The lineage to Match Studio is clear, although it’s not always easy to describe in a nutshell what it does.

“Essentially, it’s a space where teams of students, researchers, clients, industry and academics can come together to work on a challenge,” says Jane. “And we provide the scaffold through design thinking, design management methodologies, to enable those ideas to come out, rather than spending time talking about issues and ideas and not moving forward.”

But it is also about helping students develop interdisciplinary skills and the so-called “work-ready” skills that employers, no matter the field or industry, are crying out for graduates to have.

One way to develop the skills is through “Match Tournament Interdisciplinary Design Sprint”, where teams of students from disparate fields come together to compete in solving practical problems.

A recent Match Tournament, for example, worked with Wellbeing SA and the Fay Fuller Foundation, a private philanthropic organisation that helps communities respond to complex challenges.

​“The meta challenge that they introduced to us was to help communities develop resilience in times of trauma,” says Andrew.

Jane Andrew

Students sitting and listening to a lecture
Image credit: Jordan Kotowski (Bachelor of Contemporary Art)

That challenge brought together nine UniSA courses — communication design, product design, architecture, urban and regional planning, data science, business, social advocacy, health service management, and conservation psychology — a diverse spread of not just disciplines and industries but also of the university’s academic offerings.

Each of these courses was briefed on the meta challenge and it was up to the academics who ran those courses how they assessed and delivered this challenge in a 12-week timeframe. During that time, Match Studio staff delivered workshops about how to undertake research as a team and, more importantly, how to understand a problem within a systems perspective.

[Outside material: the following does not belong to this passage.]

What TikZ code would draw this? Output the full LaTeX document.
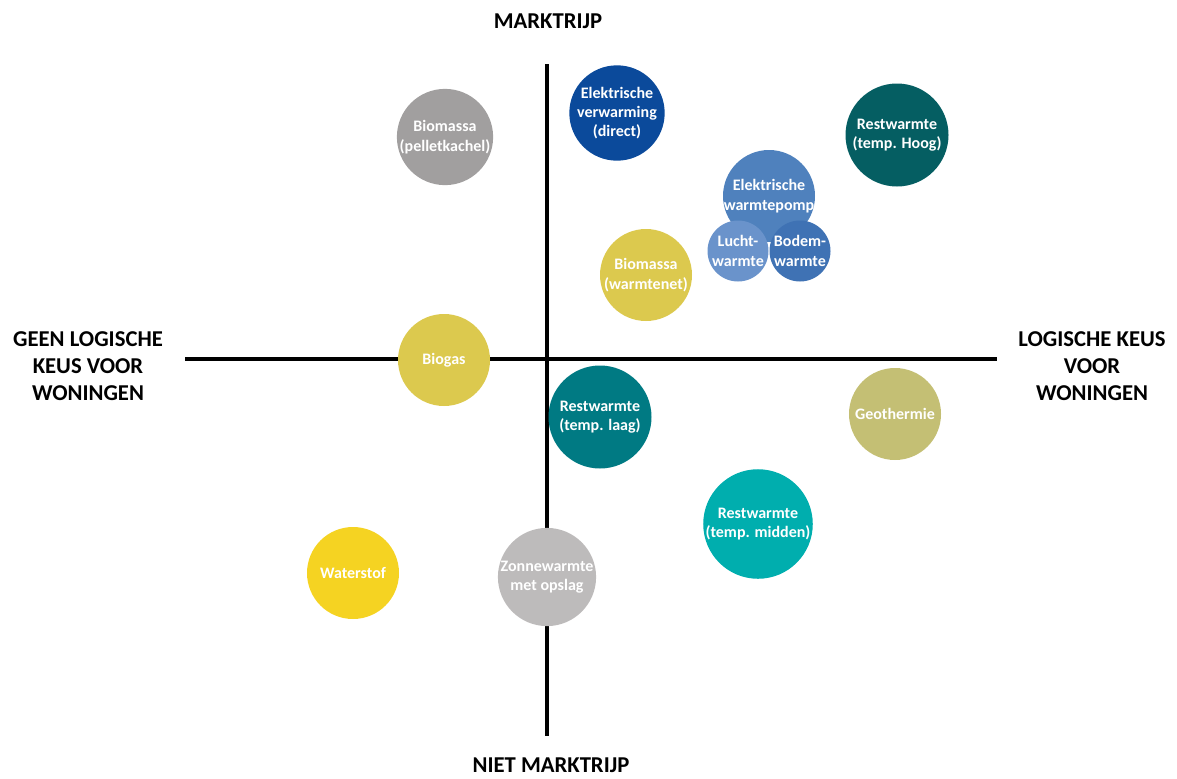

“We are asking them to think about the economic environmental policy, bigger picture world events that are influencing why this problem exists, and then to ask themselves, ‘so how do you then bring that information in through the research that you're doing within your own discipline and develop ideas with people from other disciplines? How do you develop those ideas into compelling and feasible proposals?’”  “It's not trying to burst their bubble and burst their imaginations and creative bent, but to say, ‘hey, let's bring this down to a quite practical thing’. says Jane.

The range of projects and problems that Match has worked on is impressive. They include working with researchers developing a tool to support mothers from pregnancy to post-birth monitor their mood so they could reach out to support networks before developing postpartum depression.

In that project, Match with Professor Lois McKellar invited mothers to a co-design workshop to inform the design from a potential users perspective. The outcome was an app that incorporated the mood tool, with additional features and components that the mothers in the workshops indicated were essential.

Match has worked with Maggie Beer to support her Foundation inspire aged care homes to redesign their dining experience for residents, and with Adelaide Women’s Prison in a Design and Make pilot — a “for-love” project Jane says — that gave prisoners an opportunity to design products that they produce within prison based manufacturing workshops.

“Any of the projects that we do in Match, pulls in all that knowledge, ideas, enthusiasm, and lets people develop ideas, to understand the world within which they are working and how they might make an influence,” says Jane.